REQUIRED WORK
Gather every line holding the string "this".

>> start INFORMATION GIVEN

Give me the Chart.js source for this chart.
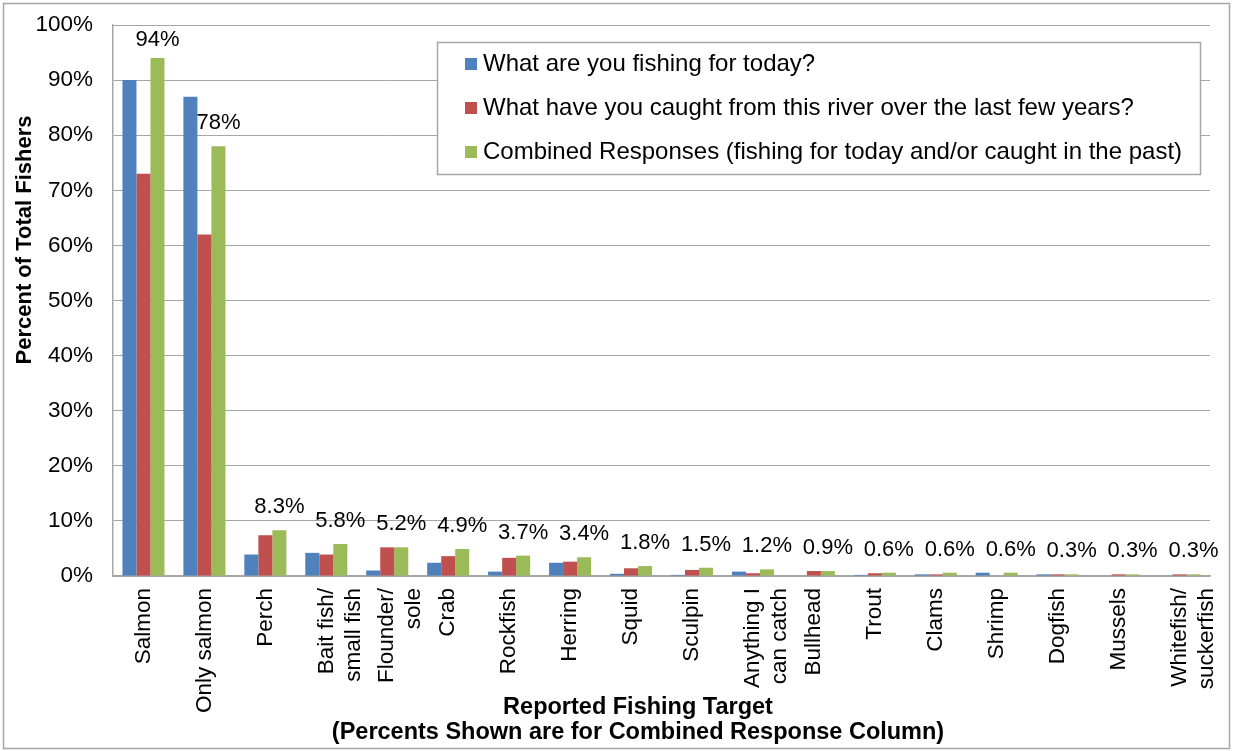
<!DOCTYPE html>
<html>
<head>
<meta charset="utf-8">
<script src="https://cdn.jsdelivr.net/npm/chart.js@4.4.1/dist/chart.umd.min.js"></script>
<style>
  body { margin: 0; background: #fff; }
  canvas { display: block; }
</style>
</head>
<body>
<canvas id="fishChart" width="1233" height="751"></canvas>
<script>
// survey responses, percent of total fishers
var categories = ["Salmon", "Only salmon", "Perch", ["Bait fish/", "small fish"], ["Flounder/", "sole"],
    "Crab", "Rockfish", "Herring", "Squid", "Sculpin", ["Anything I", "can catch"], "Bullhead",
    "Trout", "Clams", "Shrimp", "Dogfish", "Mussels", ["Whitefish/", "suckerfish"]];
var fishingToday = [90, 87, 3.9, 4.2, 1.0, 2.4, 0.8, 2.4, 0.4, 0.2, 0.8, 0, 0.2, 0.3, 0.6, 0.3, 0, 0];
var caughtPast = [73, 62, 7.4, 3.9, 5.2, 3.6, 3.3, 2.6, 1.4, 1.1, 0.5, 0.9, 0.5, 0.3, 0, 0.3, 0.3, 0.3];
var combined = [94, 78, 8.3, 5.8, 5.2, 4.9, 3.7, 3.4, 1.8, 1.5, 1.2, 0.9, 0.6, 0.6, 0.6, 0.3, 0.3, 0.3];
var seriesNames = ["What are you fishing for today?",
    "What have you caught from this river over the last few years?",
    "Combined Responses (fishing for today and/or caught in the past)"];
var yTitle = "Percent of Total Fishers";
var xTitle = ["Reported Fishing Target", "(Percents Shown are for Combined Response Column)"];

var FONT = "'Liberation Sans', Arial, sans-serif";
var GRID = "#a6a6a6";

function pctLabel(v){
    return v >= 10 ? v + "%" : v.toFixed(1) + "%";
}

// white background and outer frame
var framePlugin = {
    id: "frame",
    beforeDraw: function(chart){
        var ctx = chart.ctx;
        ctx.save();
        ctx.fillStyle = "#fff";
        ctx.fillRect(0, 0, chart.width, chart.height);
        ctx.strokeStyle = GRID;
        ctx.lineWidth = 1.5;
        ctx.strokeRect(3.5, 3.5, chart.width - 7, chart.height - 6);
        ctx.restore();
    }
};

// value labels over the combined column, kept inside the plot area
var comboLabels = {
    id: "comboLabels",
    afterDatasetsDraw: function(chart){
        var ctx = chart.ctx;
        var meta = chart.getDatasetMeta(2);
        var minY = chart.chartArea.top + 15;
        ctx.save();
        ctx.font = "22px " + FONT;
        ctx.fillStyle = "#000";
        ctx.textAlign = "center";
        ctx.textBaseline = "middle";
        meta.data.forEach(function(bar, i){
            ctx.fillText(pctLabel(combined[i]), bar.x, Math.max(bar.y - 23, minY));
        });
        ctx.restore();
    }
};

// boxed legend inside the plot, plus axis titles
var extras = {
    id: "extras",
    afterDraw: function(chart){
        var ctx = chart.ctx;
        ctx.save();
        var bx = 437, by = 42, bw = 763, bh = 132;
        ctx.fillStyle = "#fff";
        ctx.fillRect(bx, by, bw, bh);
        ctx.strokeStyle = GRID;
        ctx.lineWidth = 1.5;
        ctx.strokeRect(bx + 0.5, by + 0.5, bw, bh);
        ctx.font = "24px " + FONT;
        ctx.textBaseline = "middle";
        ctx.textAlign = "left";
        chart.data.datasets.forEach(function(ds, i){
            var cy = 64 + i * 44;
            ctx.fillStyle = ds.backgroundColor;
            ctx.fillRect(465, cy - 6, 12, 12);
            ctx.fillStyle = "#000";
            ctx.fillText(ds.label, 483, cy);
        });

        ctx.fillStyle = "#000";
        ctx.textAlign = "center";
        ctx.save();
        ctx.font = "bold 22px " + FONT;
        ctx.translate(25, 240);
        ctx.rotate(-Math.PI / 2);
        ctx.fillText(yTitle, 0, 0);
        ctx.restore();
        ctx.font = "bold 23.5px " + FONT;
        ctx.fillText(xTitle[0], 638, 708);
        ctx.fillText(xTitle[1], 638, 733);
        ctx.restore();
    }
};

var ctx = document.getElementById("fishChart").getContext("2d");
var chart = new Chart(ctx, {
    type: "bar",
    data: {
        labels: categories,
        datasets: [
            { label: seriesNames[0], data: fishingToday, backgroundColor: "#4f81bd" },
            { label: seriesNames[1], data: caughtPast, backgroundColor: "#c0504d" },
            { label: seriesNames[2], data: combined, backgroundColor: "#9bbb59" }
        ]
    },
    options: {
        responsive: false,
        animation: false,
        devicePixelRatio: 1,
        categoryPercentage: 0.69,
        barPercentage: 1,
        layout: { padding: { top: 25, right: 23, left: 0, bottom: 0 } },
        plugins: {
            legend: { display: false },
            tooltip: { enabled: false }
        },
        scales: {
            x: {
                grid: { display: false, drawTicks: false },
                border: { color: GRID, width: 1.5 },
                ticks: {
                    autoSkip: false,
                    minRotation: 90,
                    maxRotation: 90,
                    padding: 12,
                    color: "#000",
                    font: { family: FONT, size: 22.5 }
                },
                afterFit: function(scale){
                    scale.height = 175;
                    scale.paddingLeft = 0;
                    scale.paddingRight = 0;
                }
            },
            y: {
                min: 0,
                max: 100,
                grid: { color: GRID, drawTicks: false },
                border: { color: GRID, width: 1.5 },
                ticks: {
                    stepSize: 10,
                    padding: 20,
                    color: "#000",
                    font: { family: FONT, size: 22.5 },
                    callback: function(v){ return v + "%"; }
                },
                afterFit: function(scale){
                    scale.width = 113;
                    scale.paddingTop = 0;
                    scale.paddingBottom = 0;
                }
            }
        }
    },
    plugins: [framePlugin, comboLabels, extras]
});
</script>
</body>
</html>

>> end INFORMATION GIVEN
>> start INFORMATION GIVEN

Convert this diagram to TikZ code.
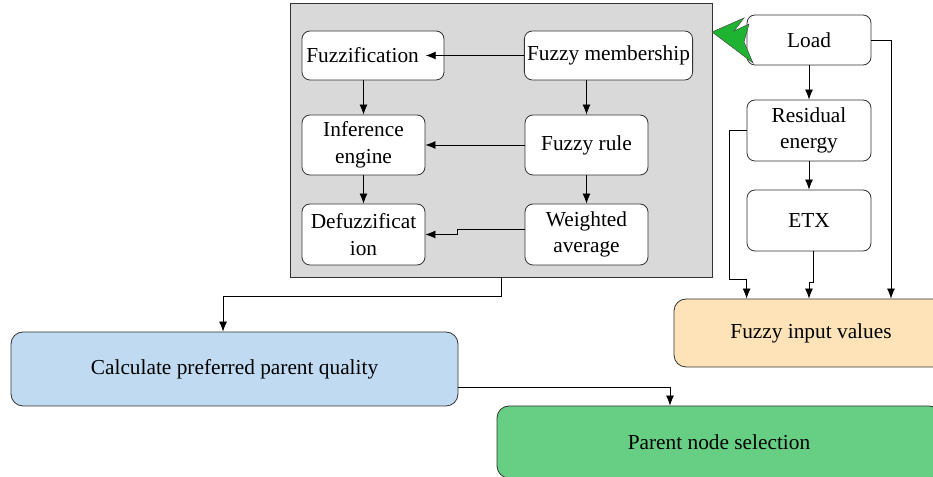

>> end INFORMATION GIVEN

CORRECT RESULT
Give me the Chart.js source for this chart.
    "What have you caught from this river over the last few years?",
Convert this diagram to TikZ code.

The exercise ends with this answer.